= Aim of the exercise =
Omitting the pictures, copy exactly each line from the one containing "Give me the TikZ source for this diagram." up to and including the one containing "(d6) at (157.5,183)".

::: Record excerpts

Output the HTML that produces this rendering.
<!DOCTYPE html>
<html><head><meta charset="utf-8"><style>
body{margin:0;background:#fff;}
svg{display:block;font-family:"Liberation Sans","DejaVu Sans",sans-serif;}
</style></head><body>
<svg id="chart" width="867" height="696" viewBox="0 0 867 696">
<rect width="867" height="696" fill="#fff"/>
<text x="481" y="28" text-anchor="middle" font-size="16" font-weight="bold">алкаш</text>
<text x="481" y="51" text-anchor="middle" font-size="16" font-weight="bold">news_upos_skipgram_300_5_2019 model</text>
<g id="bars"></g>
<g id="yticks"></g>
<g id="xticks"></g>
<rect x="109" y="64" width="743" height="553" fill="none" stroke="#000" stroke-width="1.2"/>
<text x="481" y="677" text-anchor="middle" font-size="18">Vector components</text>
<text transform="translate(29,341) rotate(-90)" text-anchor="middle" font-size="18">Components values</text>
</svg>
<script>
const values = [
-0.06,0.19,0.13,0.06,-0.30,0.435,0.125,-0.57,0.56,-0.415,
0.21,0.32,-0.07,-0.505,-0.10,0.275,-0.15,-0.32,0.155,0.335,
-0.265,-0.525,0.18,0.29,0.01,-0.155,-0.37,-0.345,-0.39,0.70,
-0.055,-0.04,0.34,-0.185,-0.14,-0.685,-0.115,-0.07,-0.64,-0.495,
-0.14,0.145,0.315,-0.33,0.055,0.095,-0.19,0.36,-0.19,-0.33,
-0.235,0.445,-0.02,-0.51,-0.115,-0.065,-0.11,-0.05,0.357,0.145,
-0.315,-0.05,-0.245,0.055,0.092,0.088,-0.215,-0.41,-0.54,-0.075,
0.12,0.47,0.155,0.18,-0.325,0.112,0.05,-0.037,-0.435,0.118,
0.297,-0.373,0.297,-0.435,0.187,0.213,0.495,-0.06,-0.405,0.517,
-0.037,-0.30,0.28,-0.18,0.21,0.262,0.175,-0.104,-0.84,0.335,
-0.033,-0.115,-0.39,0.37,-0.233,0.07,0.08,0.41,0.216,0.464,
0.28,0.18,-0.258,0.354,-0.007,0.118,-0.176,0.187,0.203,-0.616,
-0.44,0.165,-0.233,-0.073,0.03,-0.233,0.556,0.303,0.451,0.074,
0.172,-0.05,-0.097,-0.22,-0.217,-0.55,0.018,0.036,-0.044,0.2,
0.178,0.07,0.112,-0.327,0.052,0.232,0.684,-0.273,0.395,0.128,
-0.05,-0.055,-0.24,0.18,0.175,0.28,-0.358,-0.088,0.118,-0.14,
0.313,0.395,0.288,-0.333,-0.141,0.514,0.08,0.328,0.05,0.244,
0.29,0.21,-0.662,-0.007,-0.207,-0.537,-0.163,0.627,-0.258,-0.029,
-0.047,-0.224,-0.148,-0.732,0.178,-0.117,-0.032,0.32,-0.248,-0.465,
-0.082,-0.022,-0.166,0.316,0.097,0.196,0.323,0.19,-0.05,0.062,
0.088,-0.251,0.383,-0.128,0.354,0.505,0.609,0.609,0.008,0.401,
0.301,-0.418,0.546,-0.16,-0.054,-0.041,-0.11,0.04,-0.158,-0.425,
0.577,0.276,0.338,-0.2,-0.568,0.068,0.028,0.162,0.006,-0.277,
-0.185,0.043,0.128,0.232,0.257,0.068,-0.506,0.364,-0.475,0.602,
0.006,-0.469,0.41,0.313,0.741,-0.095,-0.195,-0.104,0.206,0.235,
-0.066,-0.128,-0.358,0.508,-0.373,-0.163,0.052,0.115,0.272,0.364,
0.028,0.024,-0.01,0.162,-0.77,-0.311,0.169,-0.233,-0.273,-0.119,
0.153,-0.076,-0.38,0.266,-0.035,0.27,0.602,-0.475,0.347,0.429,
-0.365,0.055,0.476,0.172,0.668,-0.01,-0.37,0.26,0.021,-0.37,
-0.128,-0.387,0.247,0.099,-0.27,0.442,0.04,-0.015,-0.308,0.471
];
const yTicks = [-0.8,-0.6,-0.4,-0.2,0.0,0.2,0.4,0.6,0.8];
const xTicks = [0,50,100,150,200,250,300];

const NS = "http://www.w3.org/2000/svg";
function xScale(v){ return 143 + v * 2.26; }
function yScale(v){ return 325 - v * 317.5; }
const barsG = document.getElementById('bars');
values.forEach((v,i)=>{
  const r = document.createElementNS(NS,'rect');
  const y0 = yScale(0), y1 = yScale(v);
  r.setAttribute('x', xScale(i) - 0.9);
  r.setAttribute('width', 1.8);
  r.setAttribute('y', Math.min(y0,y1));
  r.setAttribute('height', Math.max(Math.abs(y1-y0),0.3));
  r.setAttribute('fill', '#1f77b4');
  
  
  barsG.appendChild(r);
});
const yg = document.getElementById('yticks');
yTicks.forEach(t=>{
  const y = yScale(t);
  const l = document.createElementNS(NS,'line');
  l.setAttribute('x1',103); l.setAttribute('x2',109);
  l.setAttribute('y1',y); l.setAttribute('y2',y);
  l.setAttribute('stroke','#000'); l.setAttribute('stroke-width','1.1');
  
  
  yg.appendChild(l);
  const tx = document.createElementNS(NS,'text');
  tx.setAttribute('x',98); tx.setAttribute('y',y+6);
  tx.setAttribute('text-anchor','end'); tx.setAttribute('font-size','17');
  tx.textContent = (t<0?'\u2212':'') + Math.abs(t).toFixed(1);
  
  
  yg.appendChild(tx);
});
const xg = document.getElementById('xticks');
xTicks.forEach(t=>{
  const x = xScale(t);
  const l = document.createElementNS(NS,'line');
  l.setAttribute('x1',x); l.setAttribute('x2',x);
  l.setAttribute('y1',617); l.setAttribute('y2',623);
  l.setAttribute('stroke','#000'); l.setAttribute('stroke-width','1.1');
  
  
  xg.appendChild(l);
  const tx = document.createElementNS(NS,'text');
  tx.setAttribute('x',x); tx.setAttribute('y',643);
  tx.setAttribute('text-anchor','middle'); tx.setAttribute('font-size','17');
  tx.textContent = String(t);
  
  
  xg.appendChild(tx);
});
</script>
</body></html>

::::::
::: Record excerpts

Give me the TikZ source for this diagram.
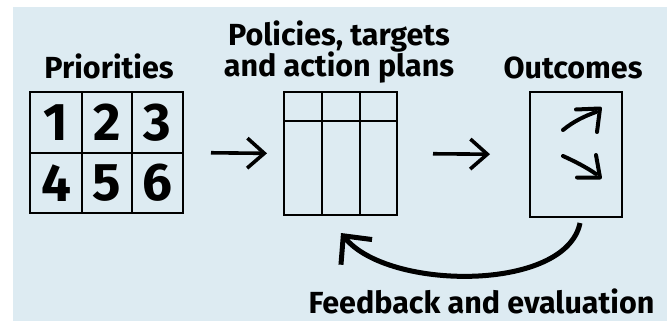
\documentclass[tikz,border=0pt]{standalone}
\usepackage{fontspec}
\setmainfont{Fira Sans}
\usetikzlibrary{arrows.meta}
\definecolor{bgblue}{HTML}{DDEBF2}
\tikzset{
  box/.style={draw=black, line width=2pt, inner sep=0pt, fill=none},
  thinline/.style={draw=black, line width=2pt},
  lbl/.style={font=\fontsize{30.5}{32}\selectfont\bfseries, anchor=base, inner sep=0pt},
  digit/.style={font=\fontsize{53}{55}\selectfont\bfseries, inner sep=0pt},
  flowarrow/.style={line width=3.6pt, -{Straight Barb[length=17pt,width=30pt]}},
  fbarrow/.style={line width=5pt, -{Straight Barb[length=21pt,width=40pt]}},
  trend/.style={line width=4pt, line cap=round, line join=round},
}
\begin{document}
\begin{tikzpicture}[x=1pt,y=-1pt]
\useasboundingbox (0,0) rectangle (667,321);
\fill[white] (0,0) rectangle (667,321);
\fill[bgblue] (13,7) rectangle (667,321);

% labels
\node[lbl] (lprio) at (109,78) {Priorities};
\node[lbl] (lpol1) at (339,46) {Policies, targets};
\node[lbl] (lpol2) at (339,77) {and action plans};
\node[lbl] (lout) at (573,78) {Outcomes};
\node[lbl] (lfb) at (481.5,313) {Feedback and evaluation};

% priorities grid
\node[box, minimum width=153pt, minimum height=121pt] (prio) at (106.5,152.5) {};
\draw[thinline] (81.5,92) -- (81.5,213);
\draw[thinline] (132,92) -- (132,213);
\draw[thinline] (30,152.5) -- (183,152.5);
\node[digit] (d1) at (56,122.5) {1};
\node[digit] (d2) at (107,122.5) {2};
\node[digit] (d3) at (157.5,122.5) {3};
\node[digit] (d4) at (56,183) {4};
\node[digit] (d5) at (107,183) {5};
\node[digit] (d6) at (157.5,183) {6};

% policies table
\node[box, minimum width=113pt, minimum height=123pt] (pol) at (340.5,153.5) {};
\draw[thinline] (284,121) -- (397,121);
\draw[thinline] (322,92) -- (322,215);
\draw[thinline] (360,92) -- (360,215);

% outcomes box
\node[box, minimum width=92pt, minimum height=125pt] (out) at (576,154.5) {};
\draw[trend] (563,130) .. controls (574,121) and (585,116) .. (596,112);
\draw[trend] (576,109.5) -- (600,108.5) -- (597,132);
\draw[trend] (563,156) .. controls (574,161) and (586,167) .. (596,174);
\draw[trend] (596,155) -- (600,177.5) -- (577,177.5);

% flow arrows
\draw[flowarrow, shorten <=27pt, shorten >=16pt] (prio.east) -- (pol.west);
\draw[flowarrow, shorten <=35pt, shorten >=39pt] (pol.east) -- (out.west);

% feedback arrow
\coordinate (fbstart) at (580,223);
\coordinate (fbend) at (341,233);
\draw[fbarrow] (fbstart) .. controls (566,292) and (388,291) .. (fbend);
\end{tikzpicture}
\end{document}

::::::

= Written answer =
Give me the TikZ source for this diagram.
\documentclass[tikz,border=0pt]{standalone}
\usepackage{fontspec}
\setmainfont{Fira Sans}
\usetikzlibrary{arrows.meta}
\definecolor{bgblue}{HTML}{DDEBF2}
\tikzset{
  box/.style={draw=black, line width=2pt, inner sep=0pt, fill=none},
  thinline/.style={draw=black, line width=2pt},
  lbl/.style={font=\fontsize{30.5}{32}\selectfont\bfseries, anchor=base, inner sep=0pt},
  digit/.style={font=\fontsize{53}{55}\selectfont\bfseries, inner sep=0pt},
  flowarrow/.style={line width=3.6pt, -{Straight Barb[length=17pt,width=30pt]}},
  fbarrow/.style={line width=5pt, -{Straight Barb[length=21pt,width=40pt]}},
  trend/.style={line width=4pt, line cap=round, line join=round},
}
\begin{document}
\begin{tikzpicture}[x=1pt,y=-1pt]
\useasboundingbox (0,0) rectangle (667,321);
\fill[white] (0,0) rectangle (667,321);
\fill[bgblue] (13,7) rectangle (667,321);

% labels
\node[lbl] (lprio) at (109,78) {Priorities};
\node[lbl] (lpol1) at (339,46) {Policies, targets};
\node[lbl] (lpol2) at (339,77) {and action plans};
\node[lbl] (lout) at (573,78) {Outcomes};
\node[lbl] (lfb) at (481.5,313) {Feedback and evaluation};

% priorities grid
\node[box, minimum width=153pt, minimum height=121pt] (prio) at (106.5,152.5) {};
\draw[thinline] (81.5,92) -- (81.5,213);
\draw[thinline] (132,92) -- (132,213);
\draw[thinline] (30,152.5) -- (183,152.5);
\node[digit] (d1) at (56,122.5) {1};
\node[digit] (d2) at (107,122.5) {2};
\node[digit] (d3) at (157.5,122.5) {3};
\node[digit] (d4) at (56,183) {4};
\node[digit] (d5) at (107,183) {5};
\node[digit] (d6) at (157.5,183) {6};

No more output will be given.